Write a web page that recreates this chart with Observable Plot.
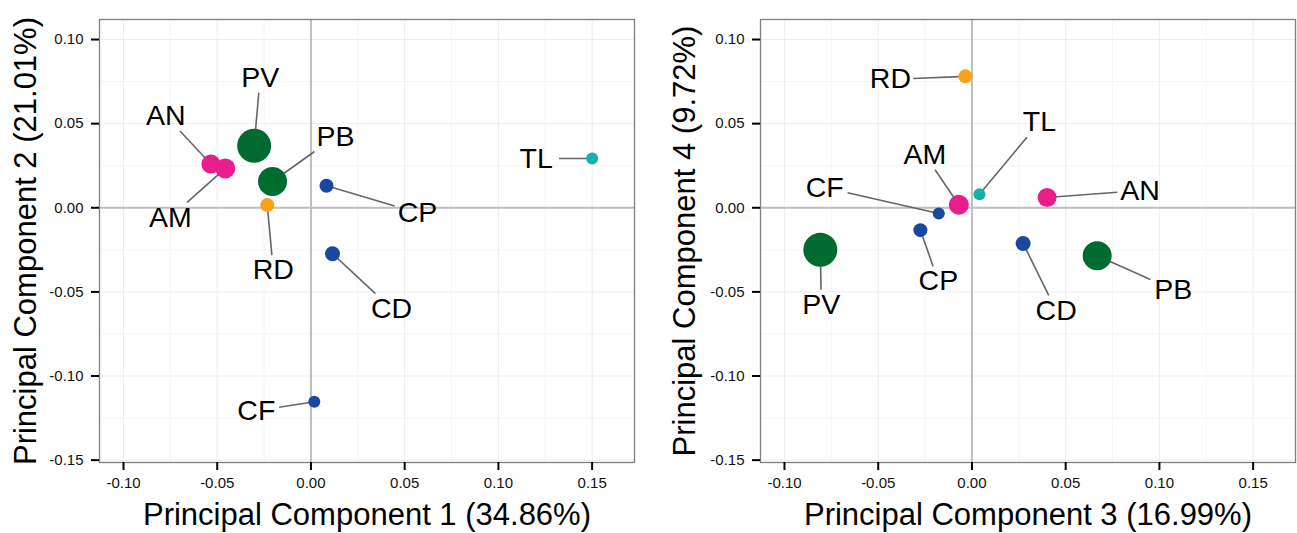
<!DOCTYPE html>
<html>
<head>
<meta charset="utf-8">
<script src="https://cdn.jsdelivr.net/npm/d3@7"></script>
<script src="https://cdn.jsdelivr.net/npm/@observablehq/plot@0.6"></script>
<style>
  html, body { margin: 0; padding: 0; background: #fff; }
  #wrap { display: flex; width: 1297px; height: 533px; overflow: hidden; }
  #wrap svg { display: block; }
</style>
</head>
<body>
<div id="wrap"></div>
<script>
// ---- data ----
const sites     = ["AN", "AM", "PV", "PB", "RD", "CP", "CD", "CF", "TL"];
const groups    = ["A", "A", "P", "P", "R", "C", "C", "C", "T"];
const abundance = [90, 100, 289, 210, 49, 49, 56, 36, 36];
const pc1 = [-0.0534, -0.0457, -0.0303, -0.0205, -0.0233, 0.0083, 0.0115, 0.0018, 0.1500];
const pc2 = [ 0.0260,  0.0234,  0.0369,  0.0156,  0.0016, 0.0131, -0.0273, -0.1153, 0.0293];
const pc3 = [ 0.0401, -0.0070, -0.0809,  0.0668, -0.0035, -0.0275, 0.0273, -0.0177, 0.0040];
const pc4 = [ 0.0061,  0.0018, -0.0250, -0.0285,  0.0781, -0.0133, -0.0212, -0.0034, 0.0081];
const xTickValues  = [-0.10, -0.05, 0, 0.05, 0.10, 0.15];
const yTickValues  = [-0.15, -0.10, -0.05, 0, 0.05, 0.10];
const xMinorValues = [-0.075, -0.025, 0.025, 0.075, 0.125];
const yMinorValues = [-0.125, -0.075, -0.025, 0.025, 0.075];
const groupDomain = ["A", "P", "R", "C", "T"];
const titles = {
  pc1: "Principal Component 1 (34.86%)",
  pc2: "Principal Component 2 (21.01%)",
  pc3: "Principal Component 3 (16.99%)",
  pc4: "Principal Component 4 (9.72%)"
};

// ---- layout (label offsets in pixels, repel-style) ----
const offsets12 = {PV:[6,-68], AN:[-45,-48], AM:[-55,49], PB:[63,-45], CP:[91,27], RD:[6,65], CD:[59,55], TL:[-56,0], CF:[-58,9]};
const offsets34 = {RD:[-75,3], TL:[60,-72], AM:[-34,-50], CF:[-114,-26], AN:[93,-7], CP:[18,51], PV:[1,55], CD:[33,67], PB:[76,34]};
const palette = ["#E91E8C", "#006B2F", "#F7A21B", "#1A48A0", "#14B2A7"];
const fmt = d => d.toFixed(2);

function panel({xs, ys, xLabel, yLabel, offsets, width, marginLeft, marginRight, yTitleDx}) {
  const xDomain = [-0.1128, 0.1726], yDomain = [-0.1514, 0.1119];
  const height = 533, marginTop = 19, marginBottom = 71;
  const iw = width - marginLeft - marginRight, ih = height - marginTop - marginBottom;
  const kx = iw / (xDomain[1] - xDomain[0]), ky = ih / (yDomain[1] - yDomain[0]);
  const fs = 28.5;
  const data = sites.map((s, i) => ({site: s, group: groups[i], abundance: abundance[i], x: xs[i], y: ys[i]}));
  data.forEach(d => {
    const [ox, oy] = offsets[d.site];
    d.lx = d.x + ox / kx;
    d.ly = d.y - oy / ky;
    const hw = d.site.length * fs * 0.33 + 4, hh = 15;
    const tx = ox !== 0 ? hw / Math.abs(ox) : Infinity;
    const ty = oy !== 0 ? hh / Math.abs(oy) : Infinity;
    const t = Math.min(tx, ty);
    d.sx = d.x + ox * (1 - t) / kx;
    d.sy = d.y - oy * (1 - t) / ky;
    d.seg = t < 1;
  });
  return Plot.plot({
    width, height, marginLeft, marginRight, marginTop, marginBottom,
    style: {background: "#fff", fontFamily: "'Liberation Sans', Arial, sans-serif", overflow: "visible"},
    x: {domain: xDomain},
    y: {domain: yDomain},
    r: {domain: [0, 289], range: [0, 17]},
    color: {domain: groupDomain, range: palette},
    marks: [
      Plot.gridX(xMinorValues, {stroke: "#F6F6F6", strokeOpacity: 1}),
      Plot.gridY(yMinorValues, {stroke: "#F6F6F6", strokeOpacity: 1}),
      Plot.gridX(xTickValues, {stroke: "#EEEEEE", strokeOpacity: 1}),
      Plot.gridY(yTickValues, {stroke: "#EEEEEE", strokeOpacity: 1}),
      Plot.ruleX([0], {stroke: "#BEBEBE", strokeWidth: 2}),
      Plot.ruleY([0], {stroke: "#BEBEBE", strokeWidth: 2}),
      Plot.frame({stroke: "#7F7F7F", strokeWidth: 1.3}),
      Plot.axisX(xTickValues, {tickSize: 8, tickPadding: 7, fontSize: 15, tickFormat: fmt, label: null, stroke: "#000", fill: "#111", strokeWidth: 2}),
      Plot.axisY(yTickValues, {tickSize: 8, tickPadding: 8, fontSize: 15, tickFormat: fmt, label: null, stroke: "#000", fill: "#111", strokeWidth: 2}),
      Plot.link(data.filter(d => d.seg), {x1: "x", y1: "y", x2: "sx", y2: "sy", stroke: "#666", strokeWidth: 1.6}),
      Plot.dot(data, {x: "x", y: "y", r: "abundance", fill: "group"}),
      Plot.text(data, {x: "lx", y: "ly", text: "site", fontSize: fs, fill: "#000"}),
      Plot.text([xLabel], {frameAnchor: "bottom", textAnchor: "middle", lineAnchor: "middle", dy: 53, fontSize: 31, text: d => d, fill: "#000"}),
      Plot.text([yLabel], {frameAnchor: "left", textAnchor: "middle", lineAnchor: "middle", dx: yTitleDx, rotate: -90, fontSize: 31, text: d => d, fill: "#000"})
    ]
  });
}

const wrap = document.getElementById("wrap");
wrap.append(panel({xs: pc1, ys: pc2, xLabel: titles.pc1, yLabel: titles.pc2, offsets: offsets12,
  width: 648, marginLeft: 99, marginRight: 14, yTitleDx: -73}));
wrap.append(panel({xs: pc3, ys: pc4, xLabel: titles.pc3, yLabel: titles.pc4, offsets: offsets34,
  width: 649, marginLeft: 112, marginRight: 2, yTitleDx: -75}));
</script>
</body>
</html>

- _Problem to work on_
Make an exact reproduction of the listing above, without any pictures.

- _Task response_
Write a web page that recreates this chart with Observable Plot.
<!DOCTYPE html>
<html>
<head>
<meta charset="utf-8">
<script src="https://cdn.jsdelivr.net/npm/d3@7"></script>
<script src="https://cdn.jsdelivr.net/npm/@observablehq/plot@0.6"></script>
<style>
  html, body { margin: 0; padding: 0; background: #fff; }
  #wrap { display: flex; width: 1297px; height: 533px; overflow: hidden; }
  #wrap svg { display: block; }
</style>
</head>
<body>
<div id="wrap"></div>
<script>
// ---- data ----
const sites     = ["AN", "AM", "PV", "PB", "RD", "CP", "CD", "CF", "TL"];
const groups    = ["A", "A", "P", "P", "R", "C", "C", "C", "T"];
const abundance = [90, 100, 289, 210, 49, 49, 56, 36, 36];
const pc1 = [-0.0534, -0.0457, -0.0303, -0.0205, -0.0233, 0.0083, 0.0115, 0.0018, 0.1500];
const pc2 = [ 0.0260,  0.0234,  0.0369,  0.0156,  0.0016, 0.0131, -0.0273, -0.1153, 0.0293];
const pc3 = [ 0.0401, -0.0070, -0.0809,  0.0668, -0.0035, -0.0275, 0.0273, -0.0177, 0.0040];
const pc4 = [ 0.0061,  0.0018, -0.0250, -0.0285,  0.0781, -0.0133, -0.0212, -0.0034, 0.0081];
const xTickValues  = [-0.10, -0.05, 0, 0.05, 0.10, 0.15];
const yTickValues  = [-0.15, -0.10, -0.05, 0, 0.05, 0.10];
const xMinorValues = [-0.075, -0.025, 0.025, 0.075, 0.125];
const yMinorValues = [-0.125, -0.075, -0.025, 0.025, 0.075];
const groupDomain = ["A", "P", "R", "C", "T"];
const titles = {
  pc1: "Principal Component 1 (34.86%)",
  pc2: "Principal Component 2 (21.01%)",
  pc3: "Principal Component 3 (16.99%)",
  pc4: "Principal Component 4 (9.72%)"
};

// ---- layout (label offsets in pixels, repel-style) ----
const offsets12 = {PV:[6,-68], AN:[-45,-48], AM:[-55,49], PB:[63,-45], CP:[91,27], RD:[6,65], CD:[59,55], TL:[-56,0], CF:[-58,9]};
const offsets34 = {RD:[-75,3], TL:[60,-72], AM:[-34,-50], CF:[-114,-26], AN:[93,-7], CP:[18,51], PV:[1,55], CD:[33,67], PB:[76,34]};
const palette = ["#E91E8C", "#006B2F", "#F7A21B", "#1A48A0", "#14B2A7"];
const fmt = d => d.toFixed(2);

function panel({xs, ys, xLabel, yLabel, offsets, width, marginLeft, marginRight, yTitleDx}) {
  const xDomain = [-0.1128, 0.1726], yDomain = [-0.1514, 0.1119];
  const height = 533, marginTop = 19, marginBottom = 71;
  const iw = width - marginLeft - marginRight, ih = height - marginTop - marginBottom;
  const kx = iw / (xDomain[1] - xDomain[0]), ky = ih / (yDomain[1] - yDomain[0]);
  const fs = 28.5;
  const data = sites.map((s, i) => ({site: s, group: groups[i], abundance: abundance[i], x: xs[i], y: ys[i]}));
  data.forEach(d => {
    const [ox, oy] = offsets[d.site];
    d.lx = d.x + ox / kx;
    d.ly = d.y - oy / ky;
    const hw = d.site.length * fs * 0.33 + 4, hh = 15;
    const tx = ox !== 0 ? hw / Math.abs(ox) : Infinity;
    const ty = oy !== 0 ? hh / Math.abs(oy) : Infinity;
    const t = Math.min(tx, ty);
    d.sx = d.x + ox * (1 - t) / kx;
    d.sy = d.y - oy * (1 - t) / ky;
    d.seg = t < 1;
  });
  return Plot.plot({
    width, height, marginLeft, marginRight, marginTop, marginBottom,
    style: {background: "#fff", fontFamily: "'Liberation Sans', Arial, sans-serif", overflow: "visible"},
    x: {domain: xDomain},
    y: {domain: yDomain},
    r: {domain: [0, 289], range: [0, 17]},
    color: {domain: groupDomain, range: palette},
    marks: [
      Plot.gridX(xMinorValues, {stroke: "#F6F6F6", strokeOpacity: 1}),
      Plot.gridY(yMinorValues, {stroke: "#F6F6F6", strokeOpacity: 1}),
      Plot.gridX(xTickValues, {stroke: "#EEEEEE", strokeOpacity: 1}),
      Plot.gridY(yTickValues, {stroke: "#EEEEEE", strokeOpacity: 1}),
      Plot.ruleX([0], {stroke: "#BEBEBE", strokeWidth: 2}),
      Plot.ruleY([0], {stroke: "#BEBEBE", strokeWidth: 2}),
      Plot.frame({stroke: "#7F7F7F", strokeWidth: 1.3}),
      Plot.axisX(xTickValues, {tickSize: 8, tickPadding: 7, fontSize: 15, tickFormat: fmt, label: null, stroke: "#000", fill: "#111", strokeWidth: 2}),
      Plot.axisY(yTickValues, {tickSize: 8, tickPadding: 8, fontSize: 15, tickFormat: fmt, label: null, stroke: "#000", fill: "#111", strokeWidth: 2}),
      Plot.link(data.filter(d => d.seg), {x1: "x", y1: "y", x2: "sx", y2: "sy", stroke: "#666", strokeWidth: 1.6}),
      Plot.dot(data, {x: "x", y: "y", r: "abundance", fill: "group"}),
      Plot.text(data, {x: "lx", y: "ly", text: "site", fontSize: fs, fill: "#000"}),
      Plot.text([xLabel], {frameAnchor: "bottom", textAnchor: "middle", lineAnchor: "middle", dy: 53, fontSize: 31, text: d => d, fill: "#000"}),
      Plot.text([yLabel], {frameAnchor: "left", textAnchor: "middle", lineAnchor: "middle", dx: yTitleDx, rotate: -90, fontSize: 31, text: d => d, fill: "#000"})
    ]
  });
}

const wrap = document.getElementById("wrap");
wrap.append(panel({xs: pc1, ys: pc2, xLabel: titles.pc1, yLabel: titles.pc2, offsets: offsets12,
  width: 648, marginLeft: 99, marginRight: 14, yTitleDx: -73}));
wrap.append(panel({xs: pc3, ys: pc4, xLabel: titles.pc3, yLabel: titles.pc4, offsets: offsets34,
  width: 649, marginLeft: 112, marginRight: 2, yTitleDx: -75}));
</script>
</body>
</html>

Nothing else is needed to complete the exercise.